In a few short weeks I will be turning 31. Yes, 31. I still cannot believe this. As you may remember I was not happy to be in my 30’s. Seeing my 20’s go definitely made me shed a few tears. My 20’s were awesome, full of learning, growing, traveling the world, big milestones (i.e.: marriage, firstreal-career jobs, purchasing house #1 and house #2). In short, I loved my 20’s. I made a 30 by 30 list to try and make my birthday more fun for myself. I wouldn’t say that it necessarily made turning 30 easier, or fun, but I did get more things done at 29 then this past year. (i.e.: the only books I read this year were The Great Gatsby again and Engulfed in Flames, sad state of affairs compared to the 5+ I made myself find time for last year.)

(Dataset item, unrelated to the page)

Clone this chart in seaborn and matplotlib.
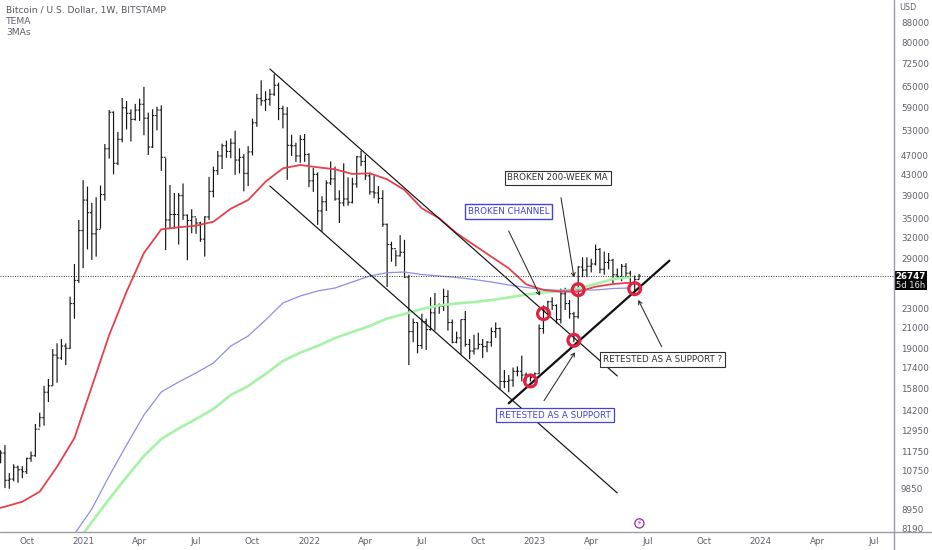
import matplotlib
matplotlib.use("Agg")
import matplotlib.pyplot as plt
import matplotlib.ticker as mticker
import matplotlib.transforms as mtrans
from matplotlib.lines import Line2D
from matplotlib.patches import Rectangle
import pandas as pd
import seaborn as sns

# weekly bars, Bitstamp BTCUSD
FIRST_WEEK = "2020-08-24"
OPENS = [
    11500, 11650, 10250, 10310, 10900, 10770, 10670, 11360, 11500, 13030,
    13750, 15500, 15970, 18450, 18200, 19250, 19050, 23500, 26200, 33100,
    38200, 36000, 32600, 33300, 39200, 48600, 57700, 45400, 50800, 58900,
    57400, 55800, 58300, 59900, 56100, 49000, 56800, 58300, 46700, 34800,
    35700, 35700, 39000, 35600, 34700, 35300, 34300, 31800, 35300, 39800,
    43850, 47000, 49300, 48000, 49900, 46100, 46700, 43300, 47900, 54900,
    61500, 60900, 61300, 62800, 65500, 58700, 57200, 49400, 49300, 47000,
    50800, 47300, 41800, 43100, 36300, 37900, 41400, 42200, 38400, 37700,
    38400, 37800, 41200, 46800, 45800, 42800, 39700, 39500, 38500, 34100,
    31000, 30400, 29400, 29900, 26600, 20600, 21500, 19300, 21600, 20800,
    22500, 23300, 23200, 24300, 21500, 19600, 20000, 21800, 19400, 18800,
    19000, 19400, 19200, 19600, 20600, 20900, 16300, 16300, 16400, 17100,
    17100, 16800, 16800, 16600, 16900, 20900, 22700, 23700, 23300, 21800,
    24600, 23500, 22400, 22100, 27900, 27500, 28000, 28300, 30300, 27600,
    28500, 28800, 26900, 26700, 28000, 27100, 25900, 26300,
]
HIGHS = [
    11800, 12090, 10600, 11050, 10980, 10950, 11400, 11730, 13350, 14080,
    15970, 16490, 18980, 19500, 19900, 19490, 24270, 28290, 34800, 41950,
    40700, 37700, 38700, 40900, 49700, 58300, 57900, 52600, 61700, 60800,
    58500, 60000, 61500, 65000, 57600, 58500, 59200, 59600, 46500, 41000,
    39500, 39500, 41300, 35700, 36600, 35100, 34500, 35400, 42600, 44700,
    48100, 49800, 50500, 51000, 52900, 48700, 47400, 49200, 56000, 62900,
    67000, 63700, 64300, 69000, 66300, 59500, 59100, 51900, 50000, 51800,
    52100, 47600, 44400, 43500, 38900, 41900, 45800, 44700, 40000, 45400,
    42500, 42400, 47000, 48200, 47200, 43400, 42900, 40800, 40000, 34200,
    31400, 30200, 32400, 31700, 26900, 21900, 21500, 22400, 21900, 24200,
    24700, 23500, 25200, 25000, 21800, 20600, 21800, 22700, 19900, 20300,
    20500, 19900, 19700, 21000, 21500, 21000, 17200, 16800, 17400, 17500,
    18400, 17000, 16900, 17000, 21300, 23300, 23800, 24200, 23400, 25200,
    25300, 23900, 22600, 28000, 29200, 29200, 29000, 31000, 30500, 30000,
    29800, 29000, 27700, 28300, 28400, 27400, 26800, 27000,
]
LOWS = [
    11100, 9880, 9850, 10200, 10130, 10350, 10560, 11180, 11450, 13150,
    13250, 14800, 15970, 16200, 18040, 17600, 19000, 21880, 25900, 27750,
    30300, 28850, 29300, 33400, 38100, 46400, 43100, 45000, 50100, 53200,
    50300, 55500, 55400, 51800, 47200, 48800, 53000, 43800, 30200, 33400,
    33400, 31000, 34800, 28800, 32700, 32600, 31400, 29300, 34800, 38700,
    43000, 44200, 46600, 46500, 43000, 43300, 39800, 40800, 47100, 53900,
    59500, 58000, 59500, 62300, 55600, 53500, 42000, 47000, 45700, 45500,
    45700, 40600, 39700, 34000, 32900, 36300, 41000, 38100, 34300, 37100,
    37200, 37600, 40500, 44800, 42000, 39200, 38500, 37600, 33700, 25400,
    28600, 28000, 29300, 26500, 17600, 19600, 18600, 19000, 18900, 20700,
    20700, 22400, 22700, 20700, 19500, 19500, 18500, 19200, 18100, 18500,
    19000, 18200, 18700, 19200, 20000, 15700, 15800, 15500, 15900, 16700,
    16300, 16300, 16300, 16500, 16900, 20400, 22300, 22800, 21400, 21400,
    22800, 21900, 19600, 21900, 26600, 26600, 27200, 28100, 27100, 26900,
    27600, 25800, 26400, 26100, 26500, 25400, 24800, 26300,
]
CLOSES = [
    11650, 10250, 10310, 10900, 10770, 10670, 11360, 11500, 13030, 13750,
    15500, 15970, 18450, 18200, 19250, 19050, 23500, 26200, 33100, 38200,
    36000, 32600, 33300, 39200, 48600, 57700, 45400, 50800, 58900, 57400,
    55800, 58300, 59900, 56100, 49000, 56800, 58300, 46700, 34800, 35700,
    35700, 39000, 35600, 34700, 35300, 34300, 31800, 35300, 39800, 43850,
    47000, 49300, 48000, 49900, 46100, 46700, 43300, 47900, 54900, 61500,
    60900, 61300, 62800, 65500, 58700, 57200, 49400, 49300, 47000, 50800,
    47300, 41800, 43100, 36300, 37900, 41400, 42200, 38400, 37700, 38400,
    37800, 41200, 46800, 45800, 42800, 39700, 39500, 38500, 34100, 31000,
    30400, 29400, 29900, 26600, 20600, 21500, 19300, 21600, 20800, 22500,
    23300, 23200, 24300, 21500, 19600, 20000, 21800, 19400, 18800, 19000,
    19400, 19200, 19600, 20600, 20900, 16300, 16300, 16400, 17100, 17100,
    16800, 16800, 16600, 16900, 20900, 22700, 23700, 23300, 21800, 24600,
    23500, 22400, 22100, 27900, 27500, 28000, 28300, 30300, 27600, 28500,
    28800, 26900, 26700, 28000, 27100, 25900, 26300, 26747,
]

# moving averages, one reading every four weeks
MA_START = "2020-08-03"
TEMA = [
    8875, 9054, 9270, 9715, 10926, 12501, 15905, 20275, 24846, 29795,
    33302, 33622, 33870, 34510, 36686, 38217, 41644, 44340, 45040, 44560,
    44140, 43180, 43320, 42115, 40050, 36750, 35070, 32685, 30940, 29285,
    27730, 25725, 25045, 24846, 24846, 25437, 25760, 25917,
]
MA_BLUE = [
    6888, 7965, 8957, 10459, 12098, 13927, 15516, 16262, 16964, 17777,
    19255, 20180, 21754, 23562, 24351, 24929, 25282, 26004, 26747, 27165,
    27250, 26936, 26747, 26560, 26312, 26004, 25640, 25342, 25105, 24987,
    25045, 25045, 25222, 25282,
]
MA_GREEN = [
    7528, 8429, 9388, 10411, 11487, 12443, 13070, 13668, 14325, 15299,
    15958, 16881, 17944, 18658, 19255, 19992, 20564, 21152, 21909, 22376,
    22909, 23289, 23508, 23673, 23895, 24180, 24522, 24752, 24929, 25222,
    25760, 26373, 26621,
]

LAST_PRICE = 26747
Y_TICKS = [88000, 80000, 72500, 65000, 59000, 53000, 47000, 43000, 39000, 35000, 32000, 29000,
           23000, 21000, 19000, 17400, 15800, 14200, 12950, 11750, 10750, 9850, 8950, 8190]
X_TICK_DATES = ["2020-10-05", "2021-01-04", "2021-04-05", "2021-07-05", "2021-10-04", "2022-01-03",
                "2022-04-04", "2022-07-04", "2022-10-03", "2023-01-02", "2023-04-03", "2023-07-03",
                "2023-10-02", "2024-01-01", "2024-04-01", "2024-07-01"]
X_TICK_LABELS = ["Oct", "2021", "Apr", "Jul", "Oct", "2022", "Apr", "Jul", "Oct", "2023", "Apr", "Jul",
                 "Oct", "2024", "Apr", "Jul"]

# drawing tools on the chart: (start date, start price, end date, end price)
CHANNEL_TOP = ("2021-11-01", 70690, "2023-05-15", 16726)
CHANNEL_BOTTOM = ("2021-11-01", 40810, "2023-05-15", 9656)
SUPPORT = ("2022-11-21", 14714, "2023-08-07", 28740)
RING_DATES = ["2023-01-16", "2023-03-13", "2023-03-06", "2022-12-26", "2023-06-12"]
RING_PRICES = [22408, 25080, 19777, 16337, 25198]

TEXT_GREY = "#5d606b"
AXIS_GREY = "#9b9ea6"
BLUE_TEXT = "#4343d6"
DARK = "#2f2f33"

sns.set_style("white")
plt.rcParams["font.family"] = ["DejaVu Sans"]

fig = plt.figure(figsize=(9.32, 5.5), dpi=100)
ax = fig.add_axes([0, 1 - 532 / 550, 894 / 932, 532 / 550])
# pixel coordinates of the picture, origin top left
px = mtrans.Affine2D().scale(1, -1).translate(0, 550)

bars = pd.DataFrame({"open": OPENS, "high": HIGHS, "low": LOWS, "close": CLOSES})
bars["date"] = pd.date_range(FIRST_WEEK, periods=len(bars), freq="7D")
ma_dates = pd.date_range(MA_START, periods=len(TEMA), freq="28D")
tema = pd.DataFrame({"date": ma_dates, "price": TEMA})
blue = pd.DataFrame({"date": ma_dates[4:], "price": MA_BLUE})
green = pd.DataFrame({"date": ma_dates[5:], "price": MA_GREEN})

ax.set_yscale("log")

tick = pd.Timedelta(days=2.9)
for coll in (
    ax.vlines(bars["date"], bars["low"], bars["high"], color="#151515", lw=0.85),
    ax.hlines(bars["open"], bars["date"] - tick, bars["date"], color="#151515", lw=0.75),
    ax.hlines(bars["close"], bars["date"], bars["date"] + tick, color="#151515", lw=0.75),
):
    coll.set_snap(False)

sns.lineplot(data=green, x="date", y="price", color="#a6f2a6", lw=1.9, errorbar=None, ax=ax)
sns.lineplot(data=blue, x="date", y="price", color="#8e8ee8", lw=0.9, errorbar=None, ax=ax)
sns.lineplot(data=tema, x="date", y="price", color="#e8404a", lw=1.3, errorbar=None, ax=ax)

for seg, width in ((CHANNEL_TOP, 0.85), (CHANNEL_BOTTOM, 0.85), (SUPPORT, 1.6)):
    ax.plot(pd.to_datetime([seg[0], seg[2]]), [seg[1], seg[3]], color="#111111", lw=width)

ax.axhline(LAST_PRICE, color="#333333", lw=0.7, ls=(0, (1, 1.5)))

ax.scatter(pd.to_datetime(RING_DATES), RING_PRICES, s=72, facecolors="none", edgecolors="#e3203f",
           linewidths=2.3, zorder=5)

ax.set_xlim(pd.Timestamp("2020-08-23"), pd.Timestamp("2024-08-03"))
ax.set_ylim(8040, 97730)
ax.yaxis.tick_right()
ax.yaxis.set_major_locator(mticker.FixedLocator(Y_TICKS))
ax.yaxis.set_major_formatter(mticker.FixedFormatter([str(v) for v in Y_TICKS]))
ax.yaxis.set_minor_locator(mticker.NullLocator())
ax.set_xticks(pd.to_datetime(X_TICK_DATES))
ax.set_xticklabels(X_TICK_LABELS)
ax.xaxis.set_minor_locator(mticker.NullLocator())
ax.tick_params(axis="y", length=0, pad=5, labelsize=6.3, labelcolor=TEXT_GREY)
ax.tick_params(axis="x", length=0, pad=3.5, labelsize=6.3, labelcolor=TEXT_GREY)
ax.set_xlabel("")
ax.set_ylabel("")
for spine in ax.spines.values():
    spine.set_visible(False)
ax.patch.set_alpha(0)

# frame lines run out to the picture edge
fig.add_artist(Line2D([894, 894], [0, 550], transform=px, color=AXIS_GREY, lw=1.0))
fig.add_artist(Line2D([0, 932], [532, 532], transform=px, color=AXIS_GREY, lw=1.0))

# price label
fig.add_artist(Rectangle((894, 271), 33, 19, transform=px, facecolor="#050505", edgecolor="none"))
fig.text(910.5, 276.5, "26747", transform=px, color="white", fontsize=6.2, fontweight="bold", ha="center", va="center")
fig.text(910.5, 285.5, "5d 16h", transform=px, color="#e8e8e8", fontsize=6.0, ha="center", va="center")
fig.text(908, 8, "USD", transform=px, color=TEXT_GREY, fontsize=5.8, ha="center", va="center")

# legend block
fig.text(6, 10.5, "Bitcoin / U.S. Dollar, 1W, BITSTAMP", transform=px, color="#555860", fontsize=6.6,
         fontweight="medium", va="center")
fig.text(6, 21.5, "TEMA", transform=px, color=TEXT_GREY, fontsize=6.6, va="center")
fig.text(6, 32.5, "3MAs", transform=px, color=TEXT_GREY, fontsize=6.6, va="center")

# callouts
boxes = [
    ("BROKEN 200-WEEK MA", 557.7, 178, DARK, 0.8),
    ("BROKEN CHANNEL", 508.8, 211.6, BLUE_TEXT, 1.0),
    ("RETESTED AS A SUPPORT ?", 662.8, 359.7, DARK, 0.8),
    ("RETESTED AS A SUPPORT", 554.8, 415, BLUE_TEXT, 0.9),
]
for label, x, y, colour, edge in boxes:
    ax.text(x, y, label, transform=px, color=colour, fontsize=6.3, ha="center", va="center", zorder=7,
            bbox=dict(boxstyle="square,pad=0.32", facecolor="white", edgecolor=colour, linewidth=edge))

arrows = [
    ((508.7, 231), (540, 295.7)),
    ((561, 197.7), (574, 277.3)),
    ((544, 400.7), (575, 352.3)),
    ((661.7, 346.7), (638.3, 300)),
]
for start, end in arrows:
    ax.annotate("", xy=end, xytext=start, xycoords=px, textcoords=px, zorder=6,
                arrowprops=dict(arrowstyle="->,head_length=0.25,head_width=0.14", color="#2b2b2b",
                                lw=0.75, shrinkA=0, shrinkB=0))

ax.text(639.4, 523.4, "\u26a1", transform=px, color="#9c27b0", fontsize=5.2, ha="center", va="center",
        bbox=dict(boxstyle="circle,pad=0.22", facecolor="white", edgecolor="#9c27b0", linewidth=0.9))

fig.savefig("out.png", dpi=100, facecolor="white")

|Chilling at the Hard Rock Hotel in Las Vegas with my hubby last year for my Birthday.|
It’s not necessarily that my life situation has changed at all. In fact my family is in more flux then we have been for a long time, but even with all the changes going on, I am at peace. I am more at peace with myself, my abilities, and my desires. That’s not to say that everything is perfect and I don’t ever freak out or worry about things, but more, that I understand I will always worry about things and I don’t beat myself up over it. In retrospect, turning 30 wasn’t all that bad. I think my 30’s are going to be fantastic, challenging, like always, but great none the less. It does not mean that I am doomed to career and domestic boredom as I feared. Sure, I may not be travelling to faraway lands or having a professor blow my mind with a new way of thinking, but life is always full of surprises and there is always room for growth.
|Leaving the Hard Rock Hotel after one of my memorable birthday weekends ever!|
Has anyone else noticed that peace of self that comes with age? Or did you notice a big change at any certain age?